# Aim of the exercise
List every line in this data where the string "that" occurs.

* start Listed entries *

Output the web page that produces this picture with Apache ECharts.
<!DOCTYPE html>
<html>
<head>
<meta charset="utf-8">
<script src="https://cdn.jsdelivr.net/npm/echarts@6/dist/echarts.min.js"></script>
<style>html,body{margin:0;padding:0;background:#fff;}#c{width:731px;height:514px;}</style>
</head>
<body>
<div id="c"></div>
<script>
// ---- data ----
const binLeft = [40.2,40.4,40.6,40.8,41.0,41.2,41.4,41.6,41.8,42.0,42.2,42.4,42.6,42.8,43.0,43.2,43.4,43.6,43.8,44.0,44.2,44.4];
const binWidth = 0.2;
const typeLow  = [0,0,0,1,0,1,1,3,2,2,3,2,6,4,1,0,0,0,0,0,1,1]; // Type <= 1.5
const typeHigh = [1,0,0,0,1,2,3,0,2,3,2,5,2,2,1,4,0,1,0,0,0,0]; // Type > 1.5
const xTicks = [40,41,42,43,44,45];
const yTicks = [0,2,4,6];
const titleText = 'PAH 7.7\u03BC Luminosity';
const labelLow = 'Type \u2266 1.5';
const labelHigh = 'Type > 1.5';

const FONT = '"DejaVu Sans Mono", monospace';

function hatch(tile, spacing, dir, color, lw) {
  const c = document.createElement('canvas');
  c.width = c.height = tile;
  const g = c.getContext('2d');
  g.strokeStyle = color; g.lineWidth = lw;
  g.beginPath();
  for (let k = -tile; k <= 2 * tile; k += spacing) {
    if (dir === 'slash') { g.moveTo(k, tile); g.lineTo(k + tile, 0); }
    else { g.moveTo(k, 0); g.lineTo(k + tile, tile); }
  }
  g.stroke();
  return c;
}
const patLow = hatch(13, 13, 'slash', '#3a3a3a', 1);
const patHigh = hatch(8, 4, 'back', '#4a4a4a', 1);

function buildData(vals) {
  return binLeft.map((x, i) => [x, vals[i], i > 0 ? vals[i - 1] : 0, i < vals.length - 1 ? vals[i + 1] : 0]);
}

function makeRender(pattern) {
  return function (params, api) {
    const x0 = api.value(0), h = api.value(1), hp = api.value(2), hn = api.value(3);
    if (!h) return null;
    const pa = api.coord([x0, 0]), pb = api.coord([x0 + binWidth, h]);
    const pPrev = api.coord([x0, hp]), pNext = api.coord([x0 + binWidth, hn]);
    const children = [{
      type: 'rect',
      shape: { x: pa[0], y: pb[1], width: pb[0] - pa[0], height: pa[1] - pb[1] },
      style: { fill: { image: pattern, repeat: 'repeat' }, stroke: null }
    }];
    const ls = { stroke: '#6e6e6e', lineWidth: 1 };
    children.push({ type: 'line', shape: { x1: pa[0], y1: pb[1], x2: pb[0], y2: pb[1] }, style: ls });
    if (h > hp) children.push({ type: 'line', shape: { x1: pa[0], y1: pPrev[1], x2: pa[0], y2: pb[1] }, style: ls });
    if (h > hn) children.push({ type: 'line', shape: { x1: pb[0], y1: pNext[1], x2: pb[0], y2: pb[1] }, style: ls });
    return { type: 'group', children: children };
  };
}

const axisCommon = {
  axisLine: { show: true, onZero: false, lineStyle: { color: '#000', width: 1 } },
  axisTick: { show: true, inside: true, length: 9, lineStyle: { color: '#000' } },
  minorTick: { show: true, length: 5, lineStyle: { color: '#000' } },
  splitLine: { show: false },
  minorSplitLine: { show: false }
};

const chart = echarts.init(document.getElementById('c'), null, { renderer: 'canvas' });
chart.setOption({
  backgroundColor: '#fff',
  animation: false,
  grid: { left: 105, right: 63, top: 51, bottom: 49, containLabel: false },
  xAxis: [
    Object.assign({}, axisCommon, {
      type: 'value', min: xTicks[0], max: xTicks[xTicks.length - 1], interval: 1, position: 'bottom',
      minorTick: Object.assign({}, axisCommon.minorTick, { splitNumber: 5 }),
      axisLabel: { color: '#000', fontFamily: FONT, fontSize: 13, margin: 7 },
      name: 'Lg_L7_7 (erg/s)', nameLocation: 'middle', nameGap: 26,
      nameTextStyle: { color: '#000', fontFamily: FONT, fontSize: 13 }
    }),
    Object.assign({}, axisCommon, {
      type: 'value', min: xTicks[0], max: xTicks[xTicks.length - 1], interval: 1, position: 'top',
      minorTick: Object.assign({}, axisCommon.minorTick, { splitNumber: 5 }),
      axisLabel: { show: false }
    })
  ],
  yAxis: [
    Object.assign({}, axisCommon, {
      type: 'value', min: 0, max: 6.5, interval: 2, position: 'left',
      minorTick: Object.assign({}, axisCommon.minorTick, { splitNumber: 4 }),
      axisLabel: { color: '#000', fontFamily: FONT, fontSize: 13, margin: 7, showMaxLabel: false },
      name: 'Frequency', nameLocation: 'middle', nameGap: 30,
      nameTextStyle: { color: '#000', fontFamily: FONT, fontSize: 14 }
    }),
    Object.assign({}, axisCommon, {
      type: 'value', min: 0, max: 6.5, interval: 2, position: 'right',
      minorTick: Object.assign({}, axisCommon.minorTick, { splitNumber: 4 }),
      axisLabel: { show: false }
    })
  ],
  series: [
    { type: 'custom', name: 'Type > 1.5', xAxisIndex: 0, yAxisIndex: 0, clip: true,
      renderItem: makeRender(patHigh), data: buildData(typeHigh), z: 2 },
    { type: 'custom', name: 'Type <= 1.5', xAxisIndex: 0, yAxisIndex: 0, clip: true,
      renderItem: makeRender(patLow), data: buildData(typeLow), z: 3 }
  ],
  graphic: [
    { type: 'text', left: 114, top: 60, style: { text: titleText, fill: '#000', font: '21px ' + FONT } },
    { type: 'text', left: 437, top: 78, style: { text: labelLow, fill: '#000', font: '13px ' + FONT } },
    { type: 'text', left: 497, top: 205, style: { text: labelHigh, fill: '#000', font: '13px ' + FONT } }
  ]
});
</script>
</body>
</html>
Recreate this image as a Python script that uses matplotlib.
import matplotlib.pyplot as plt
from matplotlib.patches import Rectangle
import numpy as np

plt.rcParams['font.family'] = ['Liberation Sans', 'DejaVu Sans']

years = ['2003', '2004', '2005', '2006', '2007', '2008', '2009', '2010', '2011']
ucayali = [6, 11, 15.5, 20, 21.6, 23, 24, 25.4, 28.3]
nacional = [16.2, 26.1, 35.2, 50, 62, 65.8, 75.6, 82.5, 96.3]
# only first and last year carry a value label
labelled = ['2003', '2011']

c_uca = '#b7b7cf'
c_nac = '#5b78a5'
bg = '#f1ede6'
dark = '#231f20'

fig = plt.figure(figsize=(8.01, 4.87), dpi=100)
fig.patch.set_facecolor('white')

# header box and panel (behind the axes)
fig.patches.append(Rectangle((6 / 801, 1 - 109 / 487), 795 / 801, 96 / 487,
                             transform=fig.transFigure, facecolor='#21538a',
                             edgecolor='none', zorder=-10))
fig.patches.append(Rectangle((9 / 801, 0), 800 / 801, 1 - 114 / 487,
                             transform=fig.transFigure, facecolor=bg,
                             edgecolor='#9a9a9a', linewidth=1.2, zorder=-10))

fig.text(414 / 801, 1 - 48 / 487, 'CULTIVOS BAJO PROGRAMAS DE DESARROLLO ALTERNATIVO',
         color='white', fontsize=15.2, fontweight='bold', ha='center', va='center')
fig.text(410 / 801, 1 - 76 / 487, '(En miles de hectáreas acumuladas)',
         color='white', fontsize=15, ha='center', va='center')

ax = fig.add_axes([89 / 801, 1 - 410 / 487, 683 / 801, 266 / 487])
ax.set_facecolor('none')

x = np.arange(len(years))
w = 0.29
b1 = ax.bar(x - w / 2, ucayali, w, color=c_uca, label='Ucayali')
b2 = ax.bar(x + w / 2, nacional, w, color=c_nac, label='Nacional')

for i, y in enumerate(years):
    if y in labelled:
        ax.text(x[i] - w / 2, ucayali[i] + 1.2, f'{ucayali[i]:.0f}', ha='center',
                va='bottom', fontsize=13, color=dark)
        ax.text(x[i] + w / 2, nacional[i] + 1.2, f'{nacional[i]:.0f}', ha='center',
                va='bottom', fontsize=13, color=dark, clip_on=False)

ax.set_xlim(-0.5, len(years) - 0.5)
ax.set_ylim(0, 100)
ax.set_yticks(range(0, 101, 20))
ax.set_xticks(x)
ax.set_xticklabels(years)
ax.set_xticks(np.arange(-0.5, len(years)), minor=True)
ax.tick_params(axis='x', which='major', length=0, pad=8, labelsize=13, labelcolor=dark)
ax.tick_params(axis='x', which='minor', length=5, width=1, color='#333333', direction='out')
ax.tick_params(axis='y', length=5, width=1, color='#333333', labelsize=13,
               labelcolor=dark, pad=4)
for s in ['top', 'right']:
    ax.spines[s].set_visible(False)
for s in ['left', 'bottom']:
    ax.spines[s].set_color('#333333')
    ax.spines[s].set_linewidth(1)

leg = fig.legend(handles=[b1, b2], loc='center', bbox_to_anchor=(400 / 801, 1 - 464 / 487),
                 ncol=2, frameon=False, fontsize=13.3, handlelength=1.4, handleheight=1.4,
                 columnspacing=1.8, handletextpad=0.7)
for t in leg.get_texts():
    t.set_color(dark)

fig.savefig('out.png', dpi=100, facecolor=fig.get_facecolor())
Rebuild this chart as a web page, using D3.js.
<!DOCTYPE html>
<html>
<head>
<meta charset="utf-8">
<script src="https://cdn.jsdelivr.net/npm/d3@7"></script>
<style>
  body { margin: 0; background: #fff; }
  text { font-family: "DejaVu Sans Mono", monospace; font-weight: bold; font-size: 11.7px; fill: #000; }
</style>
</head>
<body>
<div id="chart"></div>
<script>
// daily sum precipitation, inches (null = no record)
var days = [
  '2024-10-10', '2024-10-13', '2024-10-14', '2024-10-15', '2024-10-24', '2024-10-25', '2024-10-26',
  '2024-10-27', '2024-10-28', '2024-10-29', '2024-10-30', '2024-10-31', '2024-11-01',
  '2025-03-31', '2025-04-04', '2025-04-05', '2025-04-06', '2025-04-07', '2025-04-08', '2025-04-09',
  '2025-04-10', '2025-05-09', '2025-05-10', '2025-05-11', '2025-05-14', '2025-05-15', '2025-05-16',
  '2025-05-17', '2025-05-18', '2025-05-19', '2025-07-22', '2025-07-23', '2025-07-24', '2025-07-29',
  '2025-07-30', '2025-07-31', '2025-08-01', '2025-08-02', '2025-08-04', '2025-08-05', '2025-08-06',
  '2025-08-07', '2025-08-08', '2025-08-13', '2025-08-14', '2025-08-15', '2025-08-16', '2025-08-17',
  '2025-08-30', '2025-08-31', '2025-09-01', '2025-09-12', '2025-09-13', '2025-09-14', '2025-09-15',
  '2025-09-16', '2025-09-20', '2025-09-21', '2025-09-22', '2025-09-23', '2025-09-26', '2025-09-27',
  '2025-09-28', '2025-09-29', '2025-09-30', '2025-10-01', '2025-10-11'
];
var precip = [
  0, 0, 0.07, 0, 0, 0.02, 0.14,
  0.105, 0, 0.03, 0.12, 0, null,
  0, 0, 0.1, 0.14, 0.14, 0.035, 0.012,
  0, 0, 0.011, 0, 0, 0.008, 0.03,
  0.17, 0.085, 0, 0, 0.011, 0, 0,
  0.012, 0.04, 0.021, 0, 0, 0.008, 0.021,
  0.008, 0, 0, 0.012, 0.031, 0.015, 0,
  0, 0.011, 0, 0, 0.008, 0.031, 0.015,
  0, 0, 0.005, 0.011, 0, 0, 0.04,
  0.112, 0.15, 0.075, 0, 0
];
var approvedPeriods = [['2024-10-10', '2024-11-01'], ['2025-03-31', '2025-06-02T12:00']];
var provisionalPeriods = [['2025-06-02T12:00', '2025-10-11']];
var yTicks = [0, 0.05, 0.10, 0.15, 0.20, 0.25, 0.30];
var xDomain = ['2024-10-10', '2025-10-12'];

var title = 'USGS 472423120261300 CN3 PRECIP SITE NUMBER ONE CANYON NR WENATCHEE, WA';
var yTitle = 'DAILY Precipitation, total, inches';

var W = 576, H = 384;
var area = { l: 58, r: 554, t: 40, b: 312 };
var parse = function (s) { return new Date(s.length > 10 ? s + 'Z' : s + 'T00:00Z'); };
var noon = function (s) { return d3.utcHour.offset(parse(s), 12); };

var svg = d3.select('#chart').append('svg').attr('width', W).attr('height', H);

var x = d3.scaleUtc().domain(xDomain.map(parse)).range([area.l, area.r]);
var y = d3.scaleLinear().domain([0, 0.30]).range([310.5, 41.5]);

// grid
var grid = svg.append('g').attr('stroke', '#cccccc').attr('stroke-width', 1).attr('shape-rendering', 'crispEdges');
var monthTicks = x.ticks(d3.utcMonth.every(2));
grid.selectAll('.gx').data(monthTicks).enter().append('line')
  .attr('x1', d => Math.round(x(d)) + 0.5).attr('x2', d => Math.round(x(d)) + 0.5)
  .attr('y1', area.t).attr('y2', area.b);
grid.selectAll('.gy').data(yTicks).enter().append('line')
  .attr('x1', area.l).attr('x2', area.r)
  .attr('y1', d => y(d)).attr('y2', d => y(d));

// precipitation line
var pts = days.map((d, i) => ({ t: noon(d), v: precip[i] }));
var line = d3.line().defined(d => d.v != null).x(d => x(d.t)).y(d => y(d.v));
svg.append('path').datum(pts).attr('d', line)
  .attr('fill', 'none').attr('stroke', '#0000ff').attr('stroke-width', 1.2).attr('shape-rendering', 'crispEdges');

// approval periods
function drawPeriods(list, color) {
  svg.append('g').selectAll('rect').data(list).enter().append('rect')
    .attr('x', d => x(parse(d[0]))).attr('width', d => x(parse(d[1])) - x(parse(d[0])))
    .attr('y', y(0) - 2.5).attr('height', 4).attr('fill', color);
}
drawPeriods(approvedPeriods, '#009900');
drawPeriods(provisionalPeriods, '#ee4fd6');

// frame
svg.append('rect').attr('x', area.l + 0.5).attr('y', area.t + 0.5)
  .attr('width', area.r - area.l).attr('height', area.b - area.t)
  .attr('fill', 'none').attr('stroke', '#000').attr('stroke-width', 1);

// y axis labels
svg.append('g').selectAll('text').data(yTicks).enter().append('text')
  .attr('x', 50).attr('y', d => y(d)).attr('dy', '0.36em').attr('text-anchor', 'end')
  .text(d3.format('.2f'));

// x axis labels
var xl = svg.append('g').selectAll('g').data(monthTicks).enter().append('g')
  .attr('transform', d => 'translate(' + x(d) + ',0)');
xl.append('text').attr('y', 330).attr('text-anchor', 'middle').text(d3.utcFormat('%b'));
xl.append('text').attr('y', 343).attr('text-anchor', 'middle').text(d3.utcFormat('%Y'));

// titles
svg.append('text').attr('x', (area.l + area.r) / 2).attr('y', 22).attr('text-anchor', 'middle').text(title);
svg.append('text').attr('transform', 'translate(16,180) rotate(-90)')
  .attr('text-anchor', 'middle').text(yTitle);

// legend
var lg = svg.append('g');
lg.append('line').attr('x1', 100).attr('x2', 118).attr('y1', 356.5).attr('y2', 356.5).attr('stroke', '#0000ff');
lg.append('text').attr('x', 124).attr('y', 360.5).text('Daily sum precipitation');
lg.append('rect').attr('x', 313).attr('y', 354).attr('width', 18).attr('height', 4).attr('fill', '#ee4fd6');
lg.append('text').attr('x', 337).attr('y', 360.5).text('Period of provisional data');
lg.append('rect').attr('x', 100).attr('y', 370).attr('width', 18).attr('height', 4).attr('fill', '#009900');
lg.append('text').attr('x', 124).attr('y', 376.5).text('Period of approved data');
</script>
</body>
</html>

* end Listed entries *

# Written response
Output the web page that produces this picture with Apache ECharts.
Recreate this image as a Python script that uses matplotlib.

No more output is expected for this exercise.